The loss of Le'Veon Bell doesn't mean that 2015 is no longer the season of opportunity that Pittsburgh fans thought it would be. It just means the road to the team's ultimate goal could be achieved amidst the most turbulence that any team has ever seen, and that adversity could be the makings of a dynasty.
The Pittsburgh Steelers of the 1970's overcame their own pitfalls and injuries on their path to become the greatest dynasty in the history of the modern era in the NFL. The team lost talented players such as Benny Cunningham for a full season and once was down to its third-string quarterback with a record of 1-4 in 1976. There were a litany of injuries in those days which the Steelers had to endure, but they did to win the most Super Bowls in a six-year span in NFL history.
Those Steelers of the 1970's had legends at every position to a degree that the 2015 Steelers, let alone any other team in the NFL, may never be able to put together. Still these new Steelers do have several players that know how to fight and win. What both generations share is a fearless leader at the quarterback position that can take and give shots as good as the best int he world. The former had Terry Bradshaw, a first overall pick who would win four Super Bowls and two Super Bowl MVP's. Today's Steelers have Ben Roethlisberger, who in his eleven NFL seasons has won half as many championships as Bradshaw did during his career.
Though no quarterback has ever won more Super Bowls than Bradshaw, his legacy still often leaves him out of the discussions of the greatest of the greats when it comes to quarterbacks. Many point to his statistics and the fact that he worked with a star-studded cast for most of his career. During his time with the Steelers, Bradshaw had eight other hall-of-fame players on the roster; an asset that he and Pittsburgh capitalized on better than any franchise has ever done.
Roethlisberger might not have eight hall-of-fame players on the Steelers' roster this year, but he certainly has worked with at least one future hall-of-fame player in Troy Polamalu and possibly another in Hines Ward. With the All-Pro players on the roster now he could also have other players later to be bronzed in Canton, Ohio.
What Roethlisberger can do now is to be the fearless leader who galvanizes Pittsburgh's roster for one of the most improbable runs the franchise has ever seen. Ben has been part of a similar ride before. In 2005, as a second-year player in the NFL the Steelers sat at 7-5 with a tiny window of opportunity to make the playoffs after taking a loss to the Cincinnati Bengals at home. Roethlisberger came back from an injury after watching the Ravens beat the Steelers, but then lost two straight starts to send the team on a three game losing streak. Then, the Steelers' defense was the strong side of the team that helped carry it to a fifth Super Bowl victory.
Ten years later, it's the Steelers' offense that's considered to be the stronger side of the team. Ben Roethlisberger wasn't the driving force of the 2005 Super Bowl season, but today he must be if the team hopes to win its seventh Super Bowl this season.

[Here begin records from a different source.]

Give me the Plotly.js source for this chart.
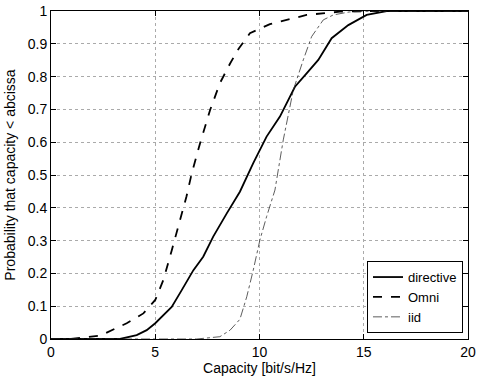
<!DOCTYPE html>
<html><head><meta charset="utf-8">
<script src="https://cdn.plot.ly/plotly-3.0.1.min.js"></script>
<style>html,body{margin:0;padding:0;background:#fff}#chart{width:481px;height:381px}</style>
</head><body><div id="chart"></div>
<script>
const directiveX = [0, 3.31, 4.11, 4.59, 5.0, 5.39, 5.79, 6.27, 6.83, 7.3, 7.78, 8.43, 9.06, 9.7, 10.34, 10.98, 11.7, 12.26, 12.82, 13.46, 14.26, 15.14, 16.1, 20];
const directiveY = [0, 0, 0.012, 0.027, 0.048, 0.073, 0.098, 0.149, 0.21, 0.251, 0.312, 0.383, 0.449, 0.536, 0.617, 0.678, 0.769, 0.81, 0.851, 0.917, 0.957, 0.988, 1.0, 1.0];
const omniX = [0.96, 2.35, 3.63, 4.43, 5.0, 5.39, 5.79, 6.19, 6.5, 6.75, 7.15, 7.63, 8.1, 8.59, 9.0, 9.54, 10.5, 12.26, 13.86, 15.5, 20];
const omniY = [0, 0.01, 0.048, 0.078, 0.119, 0.18, 0.27, 0.363, 0.435, 0.505, 0.597, 0.698, 0.78, 0.84, 0.885, 0.932, 0.96, 0.988, 0.998, 1.0, 1.0];
const iidX = [0, 6.99, 8.1, 8.59, 9.06, 9.39, 9.7, 10.02, 10.34, 10.74, 11.14, 11.62, 12.1, 12.5, 13.06, 13.54, 14.3, 15.6, 20];
const iidY = [0, 0, 0.007, 0.027, 0.06, 0.129, 0.21, 0.302, 0.373, 0.454, 0.607, 0.759, 0.851, 0.922, 0.973, 0.988, 0.997, 1.0, 1.0];
const xTicks = [0, 5, 10, 15, 20];
const yTicks = [0, 0.1, 0.2, 0.3, 0.4, 0.5, 0.6, 0.7, 0.8, 0.9, 1];
const yTickText = ['0', '0.1', '0.2', '0.3', '0.4', '0.5', '0.6', '0.7', '0.8', '0.9', '1'];

const FONT = 'Liberation Sans, Arial, sans-serif';
const traces = [
  {x: directiveX, y: directiveY, name: 'directive', mode: 'lines', line: {color: '#000', width: 1.8, dash: 'solid'}},
  {x: omniX, y: omniY, name: 'Omni', mode: 'lines', line: {color: '#000', width: 1.8, dash: 'dash'}},
  {x: iidX, y: iidY, name: 'iid', mode: 'lines', line: {color: '#333', width: 0.8, dash: 'dashdot'}}
];
const axisCommon = {
  showline: true, linecolor: '#000', linewidth: 1, mirror: 'ticks',
  ticks: 'inside', ticklen: 5, tickcolor: '#000',
  showgrid: true, gridcolor: '#aaa', griddash: 'dot', gridwidth: 1,
  zeroline: false, tickfont: {family: FONT, size: 14, color: '#000'}
};
const layout = {
  width: 481, height: 381,
  margin: {l: 51, r: 13, t: 11, b: 42},
  paper_bgcolor: '#fff', plot_bgcolor: '#fff',
  showlegend: true,
  legend: {x: 0.988, y: 0.018, xanchor: 'right', yanchor: 'bottom', bgcolor: '#fff', bordercolor: '#000', borderwidth: 1,
    font: {family: FONT, size: 13, color: '#000'}, tracegroupgap: 0, itemwidth: 30},
  xaxis: Object.assign({}, axisCommon, {range: [0, 20], tickvals: xTicks, ticktext: xTicks.map(String),
    title: {text: 'Capacity [bit/s/Hz]', standoff: 0, font: {family: FONT, size: 14, color: '#000'}}}),
  yaxis: Object.assign({}, axisCommon, {range: [0, 1], tickvals: yTicks, ticktext: yTickText,
    title: {text: 'Probability that capacity < abcissa', standoff: 8, font: {family: FONT, size: 14, color: '#000'}}})
};
Plotly.newPlot('chart', traces, layout, {staticPlot: true, displayModeBar: false});
</script></body></html>
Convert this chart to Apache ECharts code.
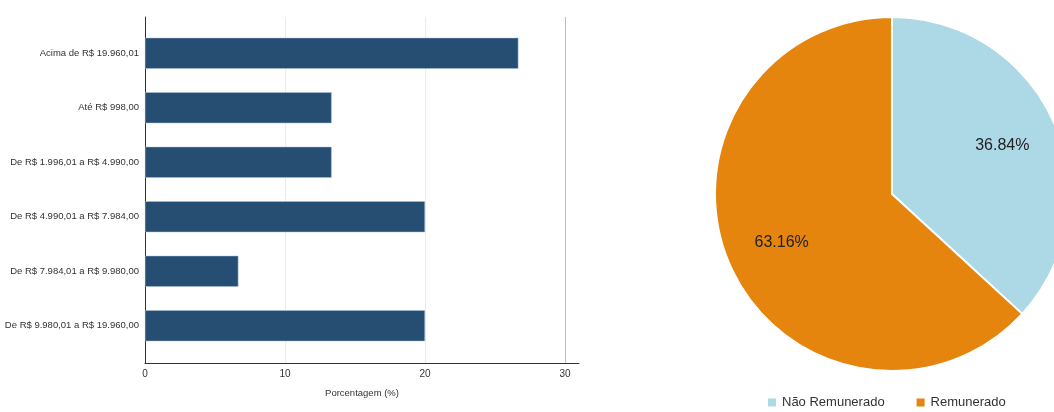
<!DOCTYPE html>
<html>
<head>
<meta charset="utf-8">
<script src="https://cdn.jsdelivr.net/npm/echarts@6/dist/echarts.min.js"></script>
<style>html,body{margin:0;padding:0;background:#fff}#c{width:1054px;height:412px}</style>
</head>
<body>
<div id="c"></div>
<script>
const categories = ['Acima de R$ 19.960,01', 'Até R$ 998,00', 'De R$ 1.996,01 a R$ 4.990,00', 'De R$ 4.990,01 a R$ 7.984,00', 'De R$ 7.984,01 a R$ 9.980,00', 'De R$ 9.980,01 a R$ 19.960,00'];
const percentages = [26.67, 13.33, 13.33, 20.00, 6.67, 20.00];
const xTicks = [0, 10, 20, 30];
const pieNames = ['Não Remunerado', 'Remunerado'];
const pieValues = [36.84, 63.16];
const xAxisName = 'Porcentagem (%)';

const chart = echarts.init(document.getElementById('c'), null, {renderer: 'canvas'});
const narrow = "'Liberation Sans Narrow', 'Arial Narrow', 'Liberation Sans', Arial, sans-serif";
const sans = "'Liberation Sans', Arial, sans-serif";
const pieData = pieNames.map((n, i) => ({name: n, value: pieValues[i]}));

chart.setOption({
  animation: false,
  backgroundColor: '#fff',
  grid: [
    {left: 145, top: 17, width: 434, height: 346, containLabel: false, outerBoundsMode: 'none'},
    {left: 145, top: 26, width: 434, height: 327, containLabel: false, outerBoundsMode: 'none'}
  ],
  xAxis: [
    {
      gridIndex: 0, type: 'value', min: 0, max: 31, interval: 10,
      name: xAxisName, nameLocation: 'middle', nameGap: 25,
      nameTextStyle: {fontFamily: narrow, fontSize: 9.5, color: '#333'},
      axisLine: {show: true, lineStyle: {color: '#333', width: 1}},
      axisTick: {show: false},
      axisLabel: {fontFamily: narrow, fontSize: 10, color: '#333', margin: 6,
        formatter: v => xTicks.indexOf(v) >= 0 ? String(v) : ''},
      splitLine: {show: true, lineStyle: {color: ['#ffffff', '#ececec', '#ececec', '#bdbdbd', 'rgba(0,0,0,0)'], width: 1}}
    },
    {gridIndex: 1, type: 'value', min: 0, max: 31, show: false}
  ],
  yAxis: [
    {
      gridIndex: 0, type: 'value', min: 0, max: 1,
      axisLine: {show: true, lineStyle: {color: '#333', width: 1}},
      axisTick: {show: false}, axisLabel: {show: false}, splitLine: {show: false}
    },
    {
      gridIndex: 1, type: 'category', data: categories, inverse: true,
      axisLine: {show: false}, axisTick: {show: false},
      axisLabel: {fontFamily: narrow, fontSize: 9.5, color: '#333', margin: 6}
    }
  ],
  legend: {
    data: pieNames, left: 761, top: 391, itemWidth: 10, itemHeight: 10, itemGap: 30,
    icon: 'rect',
    textStyle: {fontFamily: sans, fontSize: 13, color: '#333'}
  },
  series: [
    {
      type: 'bar', xAxisIndex: 1, yAxisIndex: 1, data: percentages,
      barWidth: 31,
      itemStyle: {color: '#254e72', borderColor: '#a9c3d8', borderWidth: 0.5}
    },
    {
      type: 'pie', center: [892, 194], radius: 177, startAngle: 90, clockwise: true,
      data: pieData,
      color: ['#add8e6', '#e5850e'],
      itemStyle: {borderColor: '#fff', borderWidth: 2},
      label: {show: false}, labelLine: {show: false}
    },
    {
      type: 'pie', center: [892, 194], radius: [58, 177], startAngle: 90, clockwise: true,
      data: pieData, silent: true,
      itemStyle: {color: 'rgba(0,0,0,0)', borderWidth: 0},
      label: {show: true, position: 'inner', formatter: p => p.value.toFixed(2) + '%',
        fontFamily: sans, fontSize: 16, color: '#222'},
      labelLine: {show: false}
    }
  ]
});
</script>
</body>
</html>
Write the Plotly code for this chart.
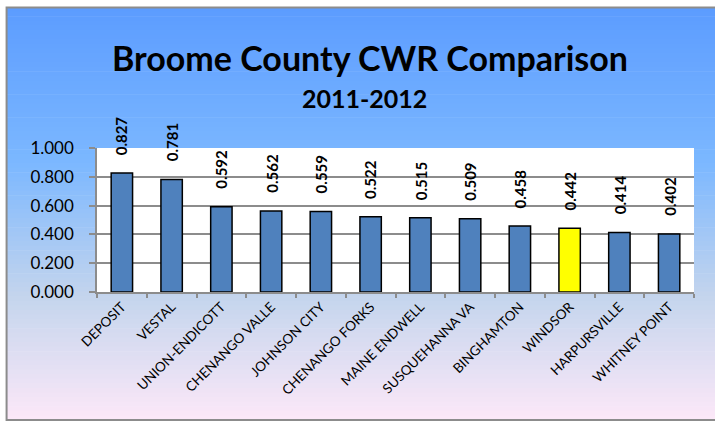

Roethlisberger's task is tall because, at 4-4, the Steelers are all but eliminated from the race for the AFC-North title with the Bengals sitting at 7-0 and already with a victory over Pittsburgh to help with tiebreakers. He's without his All-Pro center (hopefully not for the entire season), his starting left tackle, his All-Pro running back and he's coming back from an injury that sidelined him for four games and might have ended his season. He wears a knee brace for the first time in his career from that devastating blow, and the team still has a tough schedule ahead.
But this is a stage perfectly set for Roethlisberger to showcase just how far he has come as both a quarterback and a leader in the NFL. Pittsburgh's defense is a great deal better than what anyone outside of the team expected, and the offense still has talented playmakers in Antonio Brown and Martavis Bryant, as well as reliable role players such as David DeCastro, Ramon Foster, Marcus Gilbert and the ever-dependable Heath Miller.
Big Ben's greatest accomplishment in an NFL season so far was the 2008 season with the dramatic last-minute touchdown pass to Santonio Holmes. He can surpass that this year by turning the season from a lost opportunity and a slew of injuries into the ultimate statement of his career. Conquering what would be the greatest obstacles that any team could face would be the ultimate testament to Roethlisberger's ability as a quarterback and tenacity as a leader.